An advanced post-training quantization toolkit for LLMs and VLMs by Intel, leveraging SignRound optimization to support 2–4 bit weight quantization and automatic mixed-precision scheme generation across Intel CPU/GPU, NVIDIA GPU, and Habana Gaudi.
AutoRound is an Intel-maintained post-training quantization toolkit for Large Language Models (LLMs) and Vision-Language Models (VLMs). Its core algorithm, SignRound, leverages SignSGD to optimize rounding decisions and weight clipping in approximately 200 steps, merging the advantages of Quantization-Aware Training (QAT) and Post-Training Quantization (PTQ) without introducing extra inference overhead. SignRoundV1 reports average zero-shot accuracy improvements of 6.91%–33.22% at 2-bit weight quantization.

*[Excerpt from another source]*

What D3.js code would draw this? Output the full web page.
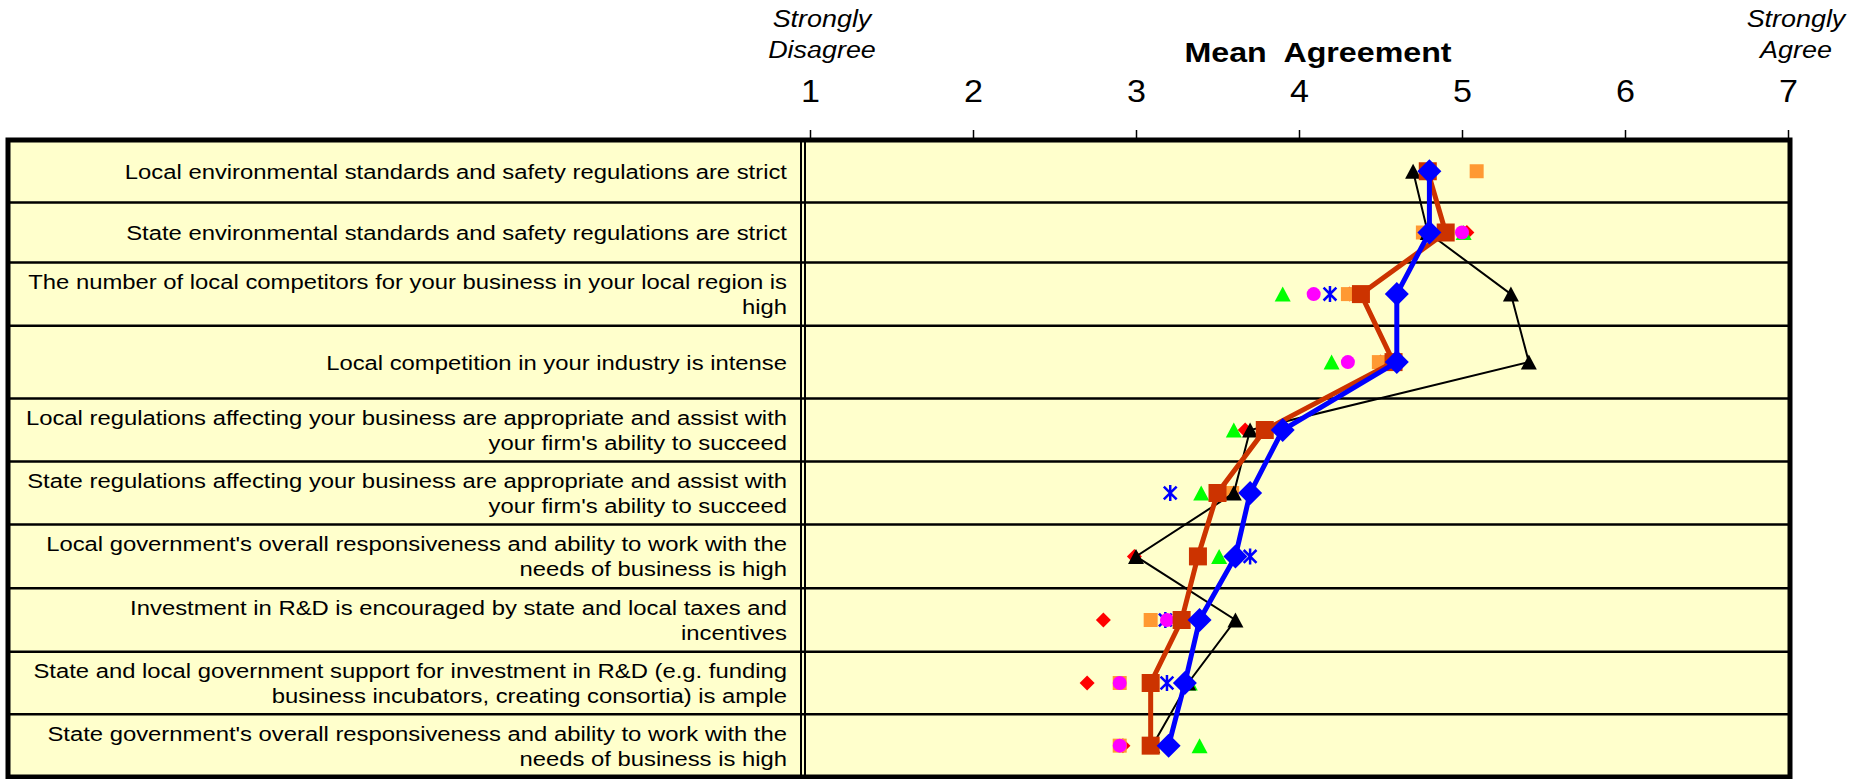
<!DOCTYPE html>
<html><head><meta charset="utf-8">
<script src="https://cdn.jsdelivr.net/npm/d3@7"></script>
<style>
body{margin:0;background:#fff}
svg{display:block}
text{font-family:"Liberation Sans",Arial,sans-serif;fill:#000}
</style>
</head><body>
<svg id="chart" width="1853" height="779"></svg>
<script>
// ---------- data ----------
const categories = [
  "Local environmental standards and safety regulations are strict",
  "State environmental standards and safety regulations are strict",
  "The number of local competitors for your business in your local region is\nhigh",
  "Local competition in your industry is intense",
  "Local regulations affecting your business are appropriate and assist with\nyour firm's ability to succeed",
  "State regulations affecting your business are appropriate and assist with\nyour firm's ability to succeed",
  "Local government's overall responsiveness and ability to work with the\nneeds of business is high",
  "Investment in R&D is encouraged by state and local taxes and\nincentives",
  "State and local government support for investment in R&D (e.g. funding\nbusiness incubators, creating consortia) is ample",
  "State government's overall responsiveness and ability to work with the\nneeds of business is high"
];
const tickValues = [1, 2, 3, 4, 5, 6, 7];
const axisTitle = "Mean  Agreement";
const leftAnchor = ["Strongly", "Disagree"];
const rightAnchor = ["Strongly", "Agree"];

const seriesRed      = [null, 5.03, 4.31, 4.50, 3.67, null, 2.99, 2.80, 2.70, 2.92];
const seriesGreen    = [null, 5.01, 3.90, 4.20, 3.60, 3.40, 3.51, null, 3.33, 3.39];
const seriesAsterisk = [null, null, 4.19, null, null, 3.21, 3.70, 3.18, 3.19, null];
const seriesOrange   = [5.09, 4.76, 4.30, 4.49, null, 3.59, null, 3.09, 2.90, 2.90];
const seriesMagenta  = [null, 5.00, 4.09, 4.30, null, null, null, 3.19, 2.90, 2.90];
const seriesBlack    = [4.70, 4.79, 5.30, 5.41, 3.70, 3.60, 3.00, 3.61, 3.32, 3.10];
const seriesBrown    = [4.79, 4.90, 4.38, 4.58, 3.79, 3.50, 3.38, 3.28, 3.09, 3.09];
const seriesBlue     = [4.80, 4.80, 4.60, 4.60, 3.90, 3.70, 3.61, 3.39, 3.30, 3.20];

// ---------- layout ----------
const W = 1853, H = 779;
const tableTop = 140, tableLeft = 8, tableRight = 1790, tableBottom = 777;
const rowHeights = [62.5, 60, 63.2, 72.8, 63, 63, 63.8, 63.4, 62.6, 62.7];
const bg = "#FFFFCC";

const svg = d3.select("#chart");
svg.append("rect").attr("width", W).attr("height", H).attr("fill", "#fff");

const bounds = [tableTop, ...Array.from(d3.cumsum(rowHeights), v => tableTop + v)];
const centers = rowHeights.map((h, i) => (bounds[i] + bounds[i + 1]) / 2);
const y = d3.scaleOrdinal().domain(categories).range(centers);
const x = d3.scaleLinear().domain([1, 7]).range([810, 1788]);

// table background
svg.append("rect")
  .attr("x", tableLeft).attr("y", tableTop)
  .attr("width", tableRight - tableLeft).attr("height", tableBottom - tableTop)
  .attr("fill", bg);

// row separators
svg.append("g").selectAll("line").data(bounds.slice(1, -1)).join("line")
  .attr("x1", tableLeft).attr("x2", tableRight)
  .attr("y1", d => d).attr("y2", d => d)
  .attr("stroke", "#000").attr("stroke-width", 2.5);

// double vertical divider
svg.append("g").selectAll("line").data([801, 805]).join("line")
  .attr("x1", d => d).attr("x2", d => d)
  .attr("y1", tableTop).attr("y2", tableBottom)
  .attr("stroke", "#000").attr("stroke-width", 2);

// outer border
svg.append("rect")
  .attr("x", tableLeft).attr("y", tableTop)
  .attr("width", tableRight - tableLeft).attr("height", tableBottom - tableTop)
  .attr("fill", "none").attr("stroke", "#000").attr("stroke-width", 5);

// category labels
const lab = svg.append("g");
categories.forEach(c => {
  const lines = c.split("\n");
  const n = lines.length;
  lines.forEach((t, i) => {
    const yy = y(c) + (i - (n - 1) / 2) * 25 + 7.5;
    lab.append("text")
      .attr("transform", `translate(787,${yy}) scale(1.135,1)`)
      .attr("text-anchor", "end")
      .attr("font-size", 21)
      .text(t);
  });
});

// axis on top
const axis = d3.axisTop(x).tickValues(tickValues).tickSize(8).tickPadding(28)
  .tickFormat(d3.format("d"));
const gAx = svg.append("g").attr("transform", `translate(0,${tableTop - 2})`).call(axis);
gAx.select(".domain").remove();
gAx.selectAll(".tick line").attr("stroke", "#000").attr("stroke-width", 1.5);
gAx.selectAll(".tick text")
  .attr("font-size", 31)
  .attr("fill", "#000")
  .attr("font-family", '"Liberation Sans",Arial,sans-serif')
  .attr("transform", "scale(1.1,1)");

// title and anchors
svg.append("text")
  .attr("transform", "translate(1318,62) scale(1.15,1)")
  .attr("text-anchor", "middle").attr("font-size", 28).attr("font-weight", "bold")
  .attr("xml:space", "preserve").style("white-space", "pre")
  .text(axisTitle);
[[leftAnchor, 822], [rightAnchor, 1796]].forEach(([lines, cx]) => {
  lines.forEach((t, i) => {
    svg.append("text")
      .attr("transform", `translate(${cx},${27 + i * 31}) scale(1.17,1)`)
      .attr("text-anchor", "middle").attr("font-size", 23).attr("font-style", "italic")
      .text(t);
  });
});

// ---------- marks ----------
const shape = {
  square: s => `M${-s / 2},${-s / 2}h${s}v${s}h${-s}Z`,
  diamond: s => `M0,${-s / 2}L${s / 2},0L0,${s / 2}L${-s / 2},0Z`,
  triangle: (w, h) => `M0,${-h / 2}L${w / 2},${h / 2}L${-w / 2},${h / 2}Z`,
  asterisk: s => `M0,${-s / 2}V${s / 2}M${-s * 0.4},${-s * 0.4}L${s * 0.4},${s * 0.4}M${s * 0.4},${-s * 0.4}L${-s * 0.4},${s * 0.4}`
};

function pts(values) {
  return values.map((v, i) => ({ v, c: categories[i] })).filter(d => d.v != null);
}

function drawLine(values, color, width) {
  const line = d3.line().defined(d => d != null)
    .x(d => x(d)).y((d, i) => y(categories[i]));
  svg.append("path").datum(values)
    .attr("d", line).attr("fill", "none")
    .attr("stroke", color).attr("stroke-width", width)
    .attr("stroke-linejoin", "miter");
}

function drawMarkers(values, pathStr, fill, stroke, strokeWidth) {
  svg.append("g").selectAll("path").data(pts(values)).join("path")
    .attr("transform", d => `translate(${x(d.v)},${y(d.c)})`)
    .attr("d", pathStr)
    .attr("fill", fill)
    .attr("stroke", stroke || "none")
    .attr("stroke-width", strokeWidth || 0);
}

function drawCircles(values, r, fill) {
  svg.append("g").selectAll("circle").data(pts(values)).join("circle")
    .attr("cx", d => x(d.v)).attr("cy", d => y(d.c)).attr("r", r).attr("fill", fill);
}

drawMarkers(seriesRed, shape.diamond(15), "#FF0000");
drawMarkers(seriesGreen, shape.triangle(16, 15), "#00FF00");
drawMarkers(seriesAsterisk, shape.asterisk(16), "none", "#0000FF", 2.5);
drawMarkers(seriesOrange, shape.square(14), "#FF9933");
drawCircles(seriesMagenta, 7, "#FF00FF");

drawLine(seriesBlack, "#000", 2);
drawMarkers(seriesBlack, shape.triangle(16, 15), "#000");

drawLine(seriesBrown, "#CC3300", 5);
drawMarkers(seriesBrown, shape.square(18), "#CC3300");

drawLine(seriesBlue, "#0000FF", 5);
drawMarkers(seriesBlue, shape.diamond(24), "#0000FF");
</script>
</body></html>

The project supports a rich set of quantization data type combinations: W2A16, W3A16, W4A16, W8A16, W4A4 (research stage), NVFP4, MXFP4, Block-wise FP8, W8A8, etc., with export to five formats: AutoRound native, AutoAWQ, AutoGPTQ, GGUF, and LLM-Compressor. SignRoundV2 further introduces a fast sensitivity metric combining gradient information and quantization bias for layer-wise bit allocation, plus lightweight quantization scale pre-tuning search.
The AutoScheme feature can automatically generate layer-wise mixed-bit/data-type quantization plans within minutes (extra memory overhead ~1.1–1.5× the BF16 model size), with support for per-layer customization via layer_config. On the engineering side, a 7B model completes W4A16 quantization in ~10 minutes on a single GPU, with three preset schemes (auto-round / auto-round-best / auto-round-light) covering different accuracy-speed tradeoffs.
Quantized models can be loaded directly in Transformers, vLLM, SGLang, and other mainstream inference frameworks without code modifications. The same quantization pipeline adapts to multiple hardware backends: Intel Xeon CPU, Intel GPU (XPU), NVIDIA GPU (CUDA), and Habana Gaudi (HPU). Additionally, it supports 10+ VLM models out-of-the-box, Multi-Token Prediction (MTP) layer quantization, and switching between HuggingFace and ModelScope model sources via environment variable.
The underlying CUDA quantization kernels reuse open-source libraries including AutoGPTQ, AutoAWQ, GPTQModel, Triton, Marlin, and ExLLaMAV2. The academic foundation includes the SignRoundV1 paper (EMNLP 2024 Findings) and the subsequent SignRoundV2 paper.